Fossil analysis changes what paleontologists know about how long T. rex took to grow full size

Tyrannosaurus rex lived longer and took longer to reach its maximum size than previously thought, according to a new study.
Scientists have long counted annual growth rings in the fossilized leg bones of Tyrannosaurus rex to calculate both their age at death and the rate at which they grew to adult size. These dinosaurs typically stopped growing around age 25 and lived to be around 30, research shows.
However, a new study published Wednesday in the journal PeerJ details how a team of scientists used polarized light to reveal previously unseen growth rings in 17 individual specimens. According to the analysis, T. rex would only have reached its maximum size of around 8 tonnes at the age of 35 to 40 years.
Unlike tree growth rings, dinosaur growth rings only capture the last 10 to 20 years of an individual’s life.
But because the specimens ranged in age from early juveniles to adults, the researchers were able to chart their growth using a new statistical approach combining records from individuals of different ages.

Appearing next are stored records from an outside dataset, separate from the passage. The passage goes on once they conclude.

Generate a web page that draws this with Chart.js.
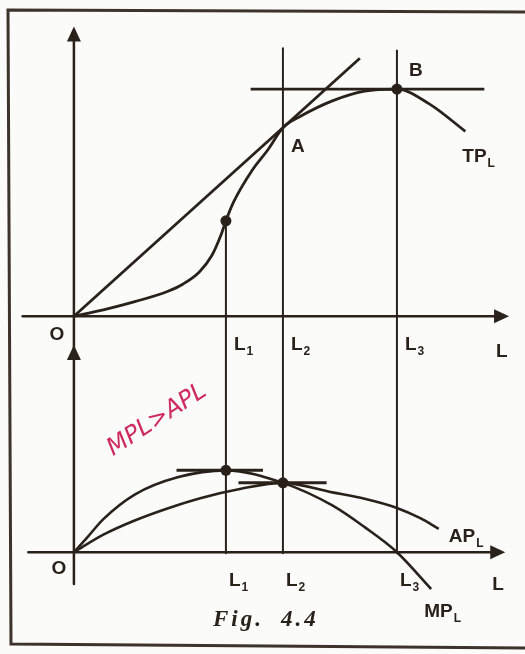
<!DOCTYPE html>
<html lang="es">
<head>
<meta charset="utf-8">
<title>Fig. 4.4</title>
<script src="https://cdn.jsdelivr.net/npm/chart.js@4.4.1/dist/chart.umd.min.js"></script>
<style>
    html, body { margin: 0; padding: 0; background: #fbfbf9; }
    #grafico { display: block; }
</style>
</head>
<body>
<canvas id="grafico" width="525" height="654"></canvas>
<script>

//Valores de trabajo donde se marcan L1, L2 y L3
var etiquetasL = ['L_1', 'L_2', 'L_3'];
var valoresL = [8, 11, 17];
//Altura desde donde parte cada vertical (en unidades de TP)
var topesL = [42, 118, 117];

//Producto total
var trabajoTP = [0, 1.55, 3.25, 4.95, 5.75, 6.6, 7.25, 7.75, 8, 8.4, 9.4, 10.2, 11, 11.9, 13.6, 15.3, 17, 18.7, 20.6];
var productoTotal = [0, 2.8, 6.5, 11, 14.2, 19.5, 26.6, 36, 42, 50.2, 64.5, 73.2, 83, 87.9, 94.8, 99.1, 100, 93.5, 81.4];

//Recta desde el origen que toca la curva en A
var rectaX = [0, 15.05];
var rectaY = [0, 113.6];

//Tangente horizontal en B
var tangenteBX = [9.3, 21.6];

//Producto marginal
var trabajoMP = [0, 0.67, 1.55, 3.2, 5.5, 8, 11, 13.6, 15.3, 17, 18.8];
var productoMarginal = [0, 8.4, 19.8, 34.5, 45, 49, 41.5, 28, 15, 0, -22];

//Producto medio
var trabajoAP = [0, 1.55, 3.2, 5, 6.7, 8.8, 11, 13.6, 15.3, 17, 18.2, 19.2];
var productoMedio = [0, 10.5, 19, 26.5, 32.5, 38, 41.5, 35.8, 32, 26.5, 20.5, 14];

//Tangentes horizontales en los maximos de MP y AP
var tangenteMPX = [5.4, 9.95];
var tangenteAPX = [8.66, 13.3];

var nombresCurvas = ['TP_L', 'MP_L', 'AP_L'];
var puntosNombrados = ['A', 'B'];

var colorTinta = '#2a211b';

function puntos(xs, ys) {
    return xs.map(function (v, i) {
        return { x: v, y: ys[i] };
    });
}

function valorEn(xs, ys, x) {
    return ys[xs.indexOf(x)];
}

//Punta de flecha rellena con la punta en (px, py)
function flecha(ctx, px, py, dx, dy) {
    var largo = 15;
    var ancho = 7;
    var bx = px - dx * largo;
    var by = py - dy * largo;
    ctx.beginPath();
    ctx.moveTo(px, py);
    ctx.lineTo(bx - dy * ancho, by + dx * ancho);
    ctx.lineTo(bx + dy * ancho, by - dx * ancho);
    ctx.closePath();
    ctx.fill();
}

//Texto en negrita con subindice ("L_1" -> L con 1 abajo)
function textoSub(ctx, texto, x, y) {
    var partes = texto.split('_');
    ctx.textAlign = 'left';
    ctx.textBaseline = 'alphabetic';
    ctx.font = 'bold 19px "Liberation Sans"';
    ctx.fillText(partes[0], x, y);
    if (partes[1]) {
        var w = ctx.measureText(partes[0]).width;
        ctx.font = 'bold 12px "Liberation Sans"';
        ctx.fillText(partes[1], x + w + 1, y + 5);
    }
}

var dibujoFigura = {
    id: 'dibujoFigura',
    beforeDatasetsDraw: function (chart) {
        var ctx = chart.ctx;
        var ejeX = chart.scales.x;
        var ejeTP = chart.scales.yTP;
        var ejeMP = chart.scales.yMP;

        ctx.save();
        ctx.lineCap = 'round';

        //Marco de la figura
        ctx.strokeStyle = '#3d332b';
        ctx.lineWidth = 3;
        ctx.beginPath();
        ctx.moveTo(chart.width + 5, 12);
        ctx.lineTo(8, 10);
        ctx.lineTo(11, 644);
        ctx.lineTo(chart.width + 5, 648);
        ctx.stroke();

        ctx.strokeStyle = colorTinta;
        ctx.fillStyle = colorTinta;

        var x0 = ejeX.getPixelForValue(0);
        var ySup = ejeTP.getPixelForValue(0);
        var yInf = ejeMP.getPixelForValue(0);

        //Eje vertical comun a los dos paneles
        var puntaTP = ejeTP.getPixelForValue(127.5);
        var puntaMP = ejeMP.getPixelForValue(124);
        ctx.lineWidth = 2.5;
        ctx.beginPath();
        ctx.moveTo(x0, puntaTP + 10);
        ctx.lineTo(x0, ejeMP.getPixelForValue(-19));
        ctx.stroke();
        flecha(ctx, x0, puntaTP, 0, -1);
        flecha(ctx, x0, puntaMP, 0, -1);

        //Ejes horizontales
        var finSup = ejeX.getPixelForValue(22.9);
        var finInf = ejeX.getPixelForValue(22.7);
        ctx.beginPath();
        ctx.moveTo(ejeX.getPixelForValue(-2.7), ySup);
        ctx.lineTo(finSup - 10, ySup);
        ctx.moveTo(ejeX.getPixelForValue(-2.4), yInf);
        ctx.lineTo(finInf - 10, yInf);
        ctx.stroke();
        flecha(ctx, finSup, ySup, 1, 0);
        flecha(ctx, finInf, yInf, 1, 0);

        //Verticales en L1, L2 y L3 que cruzan ambos paneles
        ctx.lineWidth = 2;
        valoresL.forEach(function (v, i) {
            var px = ejeX.getPixelForValue(v);
            ctx.beginPath();
            ctx.moveTo(px, ejeTP.getPixelForValue(topesL[i]));
            ctx.lineTo(px, yInf + 1);
            ctx.stroke();
        });

        ctx.restore();
    },
    afterDatasetsDraw: function (chart) {
        var ctx = chart.ctx;
        var ejeX = chart.scales.x;
        var ejeTP = chart.scales.yTP;
        var ejeMP = chart.scales.yMP;

        ctx.save();
        ctx.fillStyle = colorTinta;

        var x0 = ejeX.getPixelForValue(0);
        var ySup = ejeTP.getPixelForValue(0);
        var yInf = ejeMP.getPixelForValue(0);

        //Origenes
        ctx.font = 'bold 19px "Liberation Sans"';
        ctx.textAlign = 'center';
        ctx.textBaseline = 'middle';
        ctx.fillText('O', x0 - 17, ySup + 19);
        ctx.fillText('O', x0 - 15, yInf + 17);

        //Etiquetas L1, L2, L3 bajo cada eje
        valoresL.forEach(function (v, i) {
            var px = ejeX.getPixelForValue(v);
            textoSub(ctx, etiquetasL[i], px + 8, ySup + 34);
            textoSub(ctx, etiquetasL[i], px + 3, yInf + 34);
        });
        textoSub(ctx, 'L', ejeX.getPixelForValue(22.9) - 13, ySup + 41);
        textoSub(ctx, 'L', ejeX.getPixelForValue(22.7) - 13, yInf + 38);

        //Puntos A y B sobre la curva de producto total
        var xA = ejeX.getPixelForValue(valoresL[1]);
        var yA = ejeTP.getPixelForValue(valorEn(trabajoTP, productoTotal, valoresL[1]));
        var xB = ejeX.getPixelForValue(valoresL[2]);
        var yB = ejeTP.getPixelForValue(valorEn(trabajoTP, productoTotal, valoresL[2]));
        ctx.font = 'bold 19px "Liberation Sans"';
        ctx.textAlign = 'center';
        ctx.textBaseline = 'middle';
        ctx.fillText(puntosNombrados[0], xA + 15, yA + 19);
        ctx.fillText(puntosNombrados[1], xB + 19, yB - 18);

        //Nombres de las curvas junto a su extremo
        var ultTP = trabajoTP.length - 1;
        var ultMP = trabajoMP.length - 1;
        var ultAP = trabajoAP.length - 1;
        textoSub(ctx, nombresCurvas[0], ejeX.getPixelForValue(trabajoTP[ultTP]) - 3, ejeTP.getPixelForValue(productoTotal[ultTP]) + 31);
        textoSub(ctx, nombresCurvas[1], ejeX.getPixelForValue(trabajoMP[ultMP]) - 7, ejeMP.getPixelForValue(productoMarginal[ultMP]) + 28);
        textoSub(ctx, nombresCurvas[2], ejeX.getPixelForValue(trabajoAP[ultAP]) + 10, ejeMP.getPixelForValue(productoMedio[ultAP]) + 13);

        //Pie de figura
        ctx.font = 'italic bold 23px "Liberation Serif"';
        ctx.textAlign = 'left';
        ctx.textBaseline = 'alphabetic';
        ctx.letterSpacing = '3px';
        ctx.fillText('Fig.', 213, 626);
        ctx.fillText('4.4', 281, 626);
        ctx.letterSpacing = '0px';

        //Anotacion a mano
        ctx.save();
        ctx.translate(157, 420);
        ctx.rotate(-33 * Math.PI / 180);
        ctx.fillStyle = '#cf2a5e';
        ctx.font = 'italic 24px "DejaVu Sans"';
        ctx.textAlign = 'center';
        ctx.textBaseline = 'middle';
        ctx.fillText('MPL>APL', 0, 0);
        ctx.restore();

        ctx.restore();
    }
};

function curva(datos, eje, grosor, suave) {
    return {
        data: datos,
        yAxisID: eje,
        showLine: true,
        borderColor: colorTinta,
        borderWidth: grosor,
        pointRadius: 0,
        fill: false,
        cubicInterpolationMode: suave ? 'monotone' : 'default',
        tension: 0
    };
}

function marcas(datos, eje) {
    return {
        data: datos,
        yAxisID: eje,
        showLine: false,
        pointRadius: 5.5,
        pointBackgroundColor: colorTinta,
        pointBorderColor: colorTinta,
        pointBorderWidth: 0
    };
}

function crearGrafico() {
    var ctx = document.getElementById('grafico').getContext('2d');

    var tpL1 = valorEn(trabajoTP, productoTotal, valoresL[0]);
    var tpL3 = valorEn(trabajoTP, productoTotal, valoresL[2]);
    var mpL1 = valorEn(trabajoMP, productoMarginal, valoresL[0]);
    var apL2 = valorEn(trabajoAP, productoMedio, valoresL[1]);

    var grafico = new Chart(ctx, {
        type: 'scatter',
        data: {
            datasets: [
                curva(puntos(trabajoTP, productoTotal), 'yTP', 2.8, true),
                curva(puntos(rectaX, rectaY), 'yTP', 2.8, false),
                curva(puntos(tangenteBX, [tpL3, tpL3]), 'yTP', 2.8, false),
                curva(puntos(trabajoMP, productoMarginal), 'yMP', 2.6, true),
                curva(puntos(trabajoAP, productoMedio), 'yMP', 2.6, true),
                curva(puntos(tangenteMPX, [mpL1, mpL1]), 'yMP', 3, false),
                curva(puntos(tangenteAPX, [apL2, apL2]), 'yMP', 3, false),
                marcas(puntos([valoresL[0], valoresL[2]], [tpL1, tpL3]), 'yTP'),
                marcas(puntos([valoresL[0], valoresL[1]], [mpL1, apL2]), 'yMP')
            ]
        },
        options: {
            responsive: false,
            animation: false,
            layout: { padding: 0 },
            plugins: {
                legend: { display: false },
                tooltip: { enabled: false },
                title: { display: false }
            },
            scales: {
                x: { type: 'linear', display: false, min: -3.6, max: 23.45 },
                y: { type: 'linear', display: false },
                yTP: { type: 'linear', axis: 'y', display: false, min: -146.3, max: 136.8 },
                yMP: { type: 'linear', axis: 'y', display: false, min: -57.6, max: 327.1 }
            }
        },
        plugins: [dibujoFigura]
    });

    return grafico;
}

crearGrafico();
</script>
</body>
</html>
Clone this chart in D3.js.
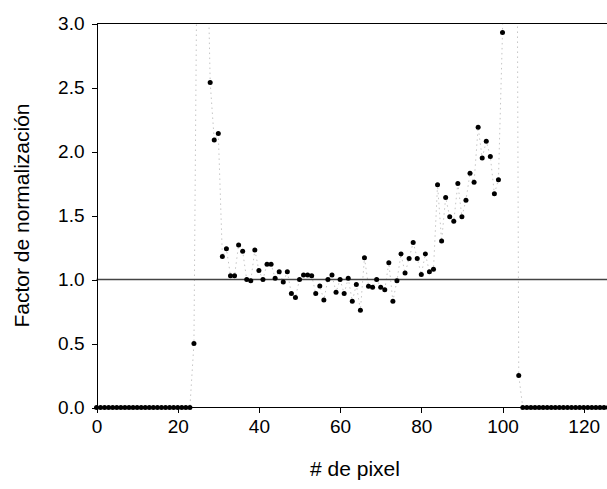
<!DOCTYPE html>
<html>
<head>
<meta charset="utf-8">
<script src="https://cdnjs.cloudflare.com/ajax/libs/d3/7.8.5/d3.min.js"></script>
<style>
  body { margin: 0; background: #fff; }
  svg { display: block; font-family: "Liberation Sans", Arial, sans-serif; }
  .axis path, .axis line { stroke: #000; shape-rendering: crispEdges; }
  .axis text { font-size: 19px; fill: #000; }
</style>
</head>
<body>
<script>
// pixel index 0..127
var pixels = d3.range(0, 128);

// normalization factor per pixel (values > 3 fall outside the plot)
var factor = [
  0, 0, 0, 0, 0, 0, 0, 0, 0, 0,
  0, 0, 0, 0, 0, 0, 0, 0, 0, 0,
  0, 0, 0, 0, 0.50, 4.6, 5.2, 4.1, 2.54, 2.09,
  2.14, 1.18, 1.24, 1.03, 1.03, 1.27, 1.22, 1.00, 0.99, 1.23,
  1.07, 1.00, 1.12, 1.12, 1.01, 1.06, 0.98, 1.06, 0.89, 0.86,
  1.00, 1.035, 1.035, 1.03, 0.89, 0.95, 0.84, 1.00, 1.035, 0.90,
  1.00, 0.89, 1.01, 0.83, 0.96, 0.76, 1.17, 0.947, 0.94, 1.00,
  0.94, 0.92, 1.13, 0.83, 0.99, 1.20, 1.05, 1.165, 1.29, 1.165,
  1.04, 1.20, 1.06, 1.08, 1.74, 1.30, 1.64, 1.49, 1.455, 1.75,
  1.49, 1.62, 1.83, 1.76, 2.19, 1.95, 2.08, 1.96, 1.67, 1.78,
  2.93, 4.8, 6.0, 9.0, 0.25, 0, 0, 0, 0, 0,
  0, 0, 0, 0, 0, 0, 0, 0, 0, 0,
  0, 0, 0, 0, 0, 0, 0, 0
];

var xTicks = [0, 20, 40, 60, 80, 100, 120];
var yTicks = [0, 0.5, 1.0, 1.5, 2.0, 2.5, 3.0];
var refValue = 1.0;

var width = 607, height = 489;
var plotLeft = 96.5, plotRight = 96.5 + 126 * 4.06, plotTop = 23.5, plotBottom = 407.5;

var data = pixels.map(function (p, i) { return { x: p, y: factor[i] }; });

var svg = d3.select("body").append("svg")
    .attr("width", width)
    .attr("height", height);

var xScale = d3.scaleLinear().domain([0, 126]).range([plotLeft, plotRight]);
var yScale = d3.scaleLinear().domain([0, 3]).range([plotBottom, plotTop]);

svg.append("clipPath").attr("id", "plotClip")
  .append("rect")
    .attr("x", plotLeft - 6).attr("y", plotTop)
    .attr("width", width - plotLeft + 6).attr("height", plotBottom - plotTop + 6);

var plot = svg.append("g").attr("clip-path", "url(#plotClip)");

// dotted connecting line
plot.append("path")
    .datum(data)
    .attr("fill", "none")
    .attr("stroke", "#c4c4c4")
    .attr("stroke-width", 1)
    .attr("stroke-dasharray", "1.5,3.5")
    .attr("d", d3.line()
        .x(function (d) { return xScale(d.x); })
        .y(function (d) { return yScale(d.y); }));

// reference line at 1.0
plot.append("line")
    .attr("x1", plotLeft).attr("x2", width)
    .attr("y1", yScale(refValue)).attr("y2", yScale(refValue))
    .attr("stroke", "#444")
    .attr("stroke-width", 1.3);

plot.selectAll("circle")
    .data(data)
    .enter()
    .append("circle")
    .attr("cx", function (d) { return xScale(d.x); })
    .attr("cy", function (d) { return yScale(d.y); })
    .attr("r", 2.5)
    .attr("fill", "#000");

// top frame
svg.append("line")
    .attr("x1", plotLeft).attr("x2", width)
    .attr("y1", plotTop).attr("y2", plotTop)
    .attr("stroke", "#000")
    .attr("shape-rendering", "crispEdges");

// Adding X axis
var xAxis = svg.append("g")
    .attr("class", "axis")
    .attr("transform", "translate(0," + plotBottom + ")")
    .call(d3.axisBottom(xScale).tickValues(xTicks).tickSize(5).tickSizeOuter(0).tickPadding(7));
xAxis.select(".domain").attr("d", "M" + plotLeft + ",0H" + width);

// Adding Y axis
svg.append("g")
    .attr("class", "axis")
    .attr("transform", "translate(" + plotLeft + ",0)")
    .call(d3.axisLeft(yScale).tickValues(yTicks).tickFormat(d3.format(".1f")).tickSize(5).tickSizeOuter(0).tickPadding(7));

svg.append("text")
    .attr("x", 355)
    .attr("y", 476)
    .attr("text-anchor", "middle")
    .style("font-size", "21px")
    .text("# de pixel");

svg.append("text")
    .attr("transform", "translate(29," + ((plotTop + plotBottom) / 2) + ") rotate(-90)")
    .attr("text-anchor", "middle")
    .style("font-size", "21px")
    .text("Factor de normalización");
</script>
</body>
</html>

A diagram shows the percentage of a Tyrannosaurus rex’s adult size it would have reached at different stages of its life. – Dr. Holly Woodward Ballard
Drawing on the largest data set ever assembled on Tyrannosaurus rex, researchers were able to reconstruct their growth history year by year and discovered that dinosaurs grew much more slowly than previously thought.
“Instead of growing rapidly, T. rex spent most of its life in the medium-sized range rather than quickly reaching a total length of 40 feet,” lead study author Holly Woodward, an anatomy professor at Oklahoma State University, told CNN on Thursday.
“Additionally, we found that growth ring spacing varied within individuals, with some years showing substantial growth and others showing very little,” she said. “This variability suggests that growth was flexible and likely influenced by resource availability and possibly environmental conditions.”
The results help scientists better understand the king of the dinosaurs and his role in the world tens of millions of years ago, Woodward said.
“I think the study helps reveal why T. rex was so successful as an apex carnivore – that by growing slowly over a longer period of time, T. rex occupied many dietary niches throughout its life, eventually becoming large enough to only really compete with other T. rexes for resources,” she said.
Growth rings in T. rex fossils
Additionally, differences in the growth curves of some of the specimens involved in the study are fueling scientific debate over whether what paleontologists thought was a single species named Tyrannosaurus rex is actually a complex including other species or subspecies.
For example, a study published in October found that a specimen believed to have belonged to an adolescent T. rex actually belonged to a different species known as Nanotyrannus.
Although the growth rates examined in this study cannot definitively prove the existence of distinct species, “the evidence suggests this intriguing possibility, among other possible explanations,” according to the researchers’ statement.
The results of the new study fit well with recent work on Nanotyrannus, said Steve Brusatte, a professor of paleontology and evolution at the University of Edinburgh in Scotland, who was not involved in the study.
“It’s good, provocative work that also suggests that there was more variation among T. rex than we thought, and that some fossils that have long been called T. rex might actually belong to different species,” Brusatte said.
The discovery of a new type of dinosaur growth ring could also have broader implications for paleontologists studying dinosaur growth rates.
“It is tricky to interpret multiple growth marks close together,” Nathan Myhrvold, a mathematician and paleobiologist at the invention and investment firm Intellectual Ventures, co-author of the study, said in the release.
“We found strong evidence that protocols typically used in growth studies may need to be revised,” he said.